Ordinarily, inconsistency with a claimant's daily activities is a germane reason for rejecting a lay witness' statements. Lewis v. Apfel, 236 F.3d 503, 512 (9th Cir. 2001) (ALJ did not err in considering inconsistent testimony regarding sleep habits); see also Carmickle v. Comm'r, Soc. Sec. Admin., 533 F.3d 1155, 1164 (9th Cir. 2008) (ALJ properly discounted lay witness testimony inconsistent with claimant's ability to complete continuous full-time course work).

However, Garcia's written questionnaire acknowledges that Aguilar can use public transportation and that Aguilar "goes out of the house to come to my house alone but then she has to be with me all day she can't be alone for long periods of time." AR 272. That Aguilar is able to get to Garcia's home by herself does not undermine Garcia's statements concerning Aguilar's functional limitations.

In general, inconsistency with medical evidence is a germane reason to discount lay witness statements. Bayliss v. Barnhart, 427 F.3d 1211, 1218 (9th Cir. 2005); Lewis, 236 F.3d at 511 ("One reason for which an ALJ may discount lay testimony is that it conflicts with medical evidence."). The ALJ found that the "[m]ental status examination findings are sparse and do not reflect a total inability to care for oneself or the need for 24 hour supportive care as claimed by the claimant's friend." AR 24.

Read as a whole, however, the psychologist's report is not inconsistent with Garcia's observations. The psychologist noted that Aguilar's "[c]urrent intellectual functioning is in the borderline range of ability." AR 335. Her "[p]sychomotor slowing is mildly evident." Id. Her fund of knowledge is poor, and her insight and judgment are "below average for chronological age." Id. Her IQ quotient was 65. AR 336. Her mood was dysthymic, her affect was constricted, and her concentration was moderately diminished. AR 335. The psychologist noted that the "test results appear to be an underestimation of the claimant's ability at this time due to poor effort." AR 336. She opined that Aguilar would be able to understand, remember and carry out short, simplistic instructions. On the other hand, "a payee should be assigned to her." AR 337. Aguilar's treating records also assess impaired memory, concentration, judgment and insight with paranoid and phobic ideation, fearfulness and isolation. E.g., AR 323, 385, 389.

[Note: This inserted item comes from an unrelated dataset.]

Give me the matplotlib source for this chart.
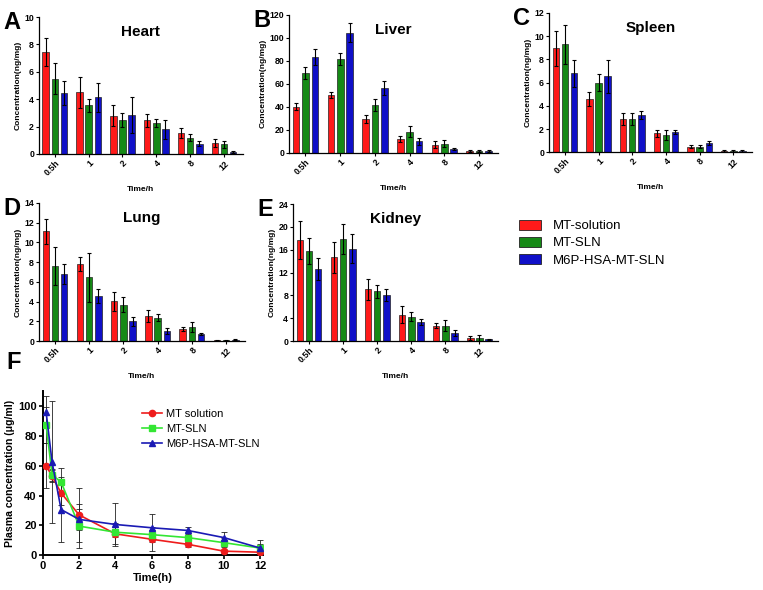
import matplotlib
matplotlib.use('Agg')
import matplotlib.pyplot as plt
from matplotlib.patches import Patch
import numpy as np

plt.rcParams['font.family'] = ['Liberation Sans', 'DejaVu Sans']

# ---- tissue distribution (ng/mg), groups: MT-solution, MT-SLN, M6P-HSA-MT-SLN
time_labels = ['0.5h', '1', '2', '4', '8', '12']
groups = ['MT-solution', 'MT-SLN', 'M6P-HSA-MT-SLN']

heart_mean = [[7.45, 4.5, 2.8, 2.45, 1.55, 0.8],
              [5.5, 3.55, 2.5, 2.25, 1.2, 0.72],
              [4.45, 4.15, 2.85, 1.8, 0.75, 0.15]]
heart_sd = [[1.05, 1.15, 0.75, 0.45, 0.38, 0.3],
            [1.15, 0.5, 0.5, 0.3, 0.28, 0.25],
            [0.85, 1.05, 1.35, 0.7, 0.2, 0.05]]

liver_mean = [[40, 50.5, 29.5, 12, 7, 1.5],
              [69.5, 81.5, 41.5, 18.5, 8, 1.5],
              [83.5, 104.5, 56, 10, 3.5, 1.5]]
liver_sd = [[3, 2.5, 3.5, 2.5, 3, 1],
            [5.5, 5, 5, 5, 3, 1],
            [7, 8.5, 6, 3, 1, 1]]

spleen_mean = [[8.94, 4.58, 2.87, 1.63, 0.49, 0.12],
               [9.3, 6.0, 2.87, 1.49, 0.49, 0.1],
               [6.8, 6.53, 3.2, 1.75, 0.8, 0.1]]
spleen_sd = [[1.5, 0.6, 0.55, 0.3, 0.15, 0.1],
             [1.7, 0.7, 0.55, 0.4, 0.15, 0.1],
             [1.15, 1.4, 0.35, 0.2, 0.2, 0.05]]

lung_mean = [[11.12, 7.8, 4.03, 2.54, 1.22, 0.1],
             [7.63, 6.47, 3.7, 2.34, 1.42, 0.1],
             [6.81, 4.58, 2.0, 0.98, 0.7, 0.15]]
lung_sd = [[1.25, 0.7, 0.97, 0.6, 0.25, 0.05],
           [1.95, 2.5, 0.8, 0.35, 0.5, 0.05],
           [1.0, 0.68, 0.44, 0.3, 0.1, 0.05]]

kidney_mean = [[17.7, 14.7, 9.06, 4.6, 2.7, 0.5],
               [15.8, 17.9, 8.7, 4.27, 2.7, 0.5],
               [12.6, 16.2, 8.07, 3.33, 1.46, 0.3]]
kidney_sd = [[3.4, 2.7, 1.9, 1.5, 0.5, 0.3],
             [2.35, 2.6, 1.1, 0.8, 0.9, 0.5],
             [1.9, 2.5, 1.1, 0.6, 0.55, 0.1]]

# ---- plasma concentration (ug/ml)
plasma_t = [0.17, 0.5, 1, 2, 4, 6, 8, 10, 12]
plasma_sol = [60, 53, 41.7, 27, 14.3, 10.7, 7.3, 2.7, 2.0]
plasma_sol_sd = [15, 4, 8, 18, 7, 8, 1.5, 1, 1]
plasma_sln = [87.5, 54, 49, 19.5, 15.4, 13.8, 11.8, 8.4, 4.8]
plasma_sln_sd = [12, 4, 9.5, 15, 3.5, 3, 1.5, 3, 5.4]
plasma_m6p = [96, 62.5, 30.6, 24, 20.6, 18.4, 16.6, 11.8, 4.8]
plasma_m6p_sd = [11, 41, 22, 7, 14.5, 9.3, 2.2, 3.5, 3]

bar_colors = ['#ff1a1a', '#168a16', '#1010c8']
line_colors = ['#ee1c1c', '#33e633', '#1a1ab4']


def bar_panel(fig, rect, title, letter, means, sds, ymax, ystep):
    ax = fig.add_axes(rect)
    x = np.arange(len(time_labels))
    for i in range(3):
        ax.bar(x + (i - 1) * 0.27, means[i], width=0.19, color=bar_colors[i],
               edgecolor='#222222', linewidth=0.5,
               yerr=sds[i], capsize=1.6,
               error_kw=dict(elinewidth=0.8, capthick=0.8, ecolor='black'))
    ax.set_xlim(-0.47, 5.55)
    ax.set_ylim(0, ymax)
    ax.set_yticks(np.arange(0, ymax + 0.01, ystep))
    ax.set_xticks(x)
    ax.set_xticklabels(time_labels, rotation=45, ha='right', rotation_mode='anchor',
                       fontsize=6.3, fontweight='bold')
    for lab in ax.get_yticklabels():
        lab.set_fontsize(6.3)
        lab.set_fontweight('bold')
    ax.tick_params(length=2, width=0.8, pad=1.5)
    for s in ['top', 'right']:
        ax.spines[s].set_visible(False)
    for s in ['left', 'bottom']:
        ax.spines[s].set_linewidth(0.9)
    ax.set_ylabel('Concentration(ng/mg)', fontsize=6, fontweight='bold', labelpad=2)
    ax.set_xlabel('Time/h', fontsize=6, fontweight='bold', labelpad=6)
    ax.text(0.5, 0.94, title, transform=ax.transAxes, ha='center', va='top',
            fontsize=11, fontweight='bold')
    fig.text(rect[0] - 0.047, rect[1] + rect[3] + 0.01, letter, fontsize=17,
             fontweight='bold', va='top', ha='left')
    return ax


fig = plt.figure(figsize=(7.63, 5.90), dpi=100)

bar_panel(fig, [0.051, 0.739, 0.267, 0.232], 'Heart', 'A', heart_mean, heart_sd, 10, 2)
bar_panel(fig, [0.379, 0.741, 0.274, 0.234], 'Liver', 'B', liver_mean, liver_sd, 120, 20)
bar_panel(fig, [0.7195, 0.742, 0.266, 0.236], 'Spleen', 'C', spleen_mean, spleen_sd, 12, 2)
bar_panel(fig, [0.051, 0.422, 0.270, 0.234], 'Lung', 'D', lung_mean, lung_sd, 14, 2)
bar_panel(fig, [0.384, 0.422, 0.269, 0.232], 'Kidney', 'E', kidney_mean, kidney_sd, 24, 4)

handles = [Patch(facecolor=bar_colors[i], edgecolor='#222222', linewidth=0.6, label=groups[i])
           for i in range(3)]
fig.legend(handles=handles, loc='upper left', bbox_to_anchor=(0.664, 0.648),
           frameon=False, fontsize=9.5, handlelength=1.7, handleheight=0.8,
           labelspacing=0.35, handletextpad=0.9)

# ---- panel F
axf = fig.add_axes([0.0564, 0.059, 0.288, 0.278])
series = [(plasma_sol, plasma_sol_sd, 'o', 'MT solution'),
          (plasma_sln, plasma_sln_sd, 's', 'MT-SLN'),
          (plasma_m6p, plasma_m6p_sd, '^', 'M6P-HSA-MT-SLN')]
for i, (vals, sd, mk, lab) in enumerate(series):
    axf.errorbar(plasma_t, vals, yerr=sd, fmt='none', ecolor='#222222',
                 elinewidth=0.6, capsize=2, capthick=0.6, zorder=2)
    axf.plot(plasma_t, vals, marker=mk, color=line_colors[i], markersize=4.5,
             linewidth=1.2, label=lab, zorder=3)
axf.set_xlim(0, 12.15)
axf.set_ylim(0, 110)
axf.set_xticks(range(0, 13, 2))
axf.set_yticks(range(0, 101, 20))
for lab in axf.get_xticklabels() + axf.get_yticklabels():
    lab.set_fontsize(8)
    lab.set_fontweight('bold')
axf.tick_params(length=3, width=1.2, pad=1.5)
for s in ['top', 'right']:
    axf.spines[s].set_visible(False)
for s in ['left', 'bottom']:
    axf.spines[s].set_linewidth(1.4)
axf.set_ylabel('Plasma concentration (\u03bcg/ml)', fontsize=7.6, fontweight='bold', labelpad=2)
axf.set_xlabel('Time(h)', fontsize=8, fontweight='bold', labelpad=1)
axf.legend(loc='upper left', bbox_to_anchor=(0.405, 0.955), frameon=False, fontsize=8,
           handlelength=1.8, labelspacing=0.45, handletextpad=0.4)
fig.text(0.008, 0.405, 'F', fontsize=17, fontweight='bold', va='top', ha='left')

fig.savefig('out.png', dpi=100)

Finally, the ALJ relied on Aguilar's minimal work history after the alleged onset date of January 17, 2006. AR 16, 24; Lewis, 236 F.3d at 512. The record reflects that Aguilar was baby-sitting a child until October 2006. See, e.g., AR 240 (Disability Report indicating Aguilar worked as babysitter January 2005-October 2006), AR 245 (Work History Report indicating same), AR 334 (psychological evaluation indicating Aguilar said she worked as babysitter in 2006). Aguilar testified she babysat at home for a friend's toddler three days per week for a four-month period. The job ended when the mother stopped working. AR 78-80. Garcia testified she did not have contact with Aguilar at that time, but was generally aware that Aguilar had previously taken care of a child in her home. AR 99. This minimal work history in Aguilar's home does not undermine Garcia's testimony.

Because the ALJ failed to give germane reasons for rejecting Garcia's testimony and statements, the matter must be remanded. See Bruce v. Astrue, 557 F.3d 1113, 1114 (9th Cir. 2009).


IT IS HEREBY ORDERED that the decision of the Commissioner is reversed and remanded to take into account Ms. Garcia's statements and testimony at Steps Four and Five of the sequential analysis and, if appropriate, assignment of a payee.

IT IS FURTHER ORDERED that the Clerk of the Court serve copies of this Order and the Judgment herein on all parties or their counsel.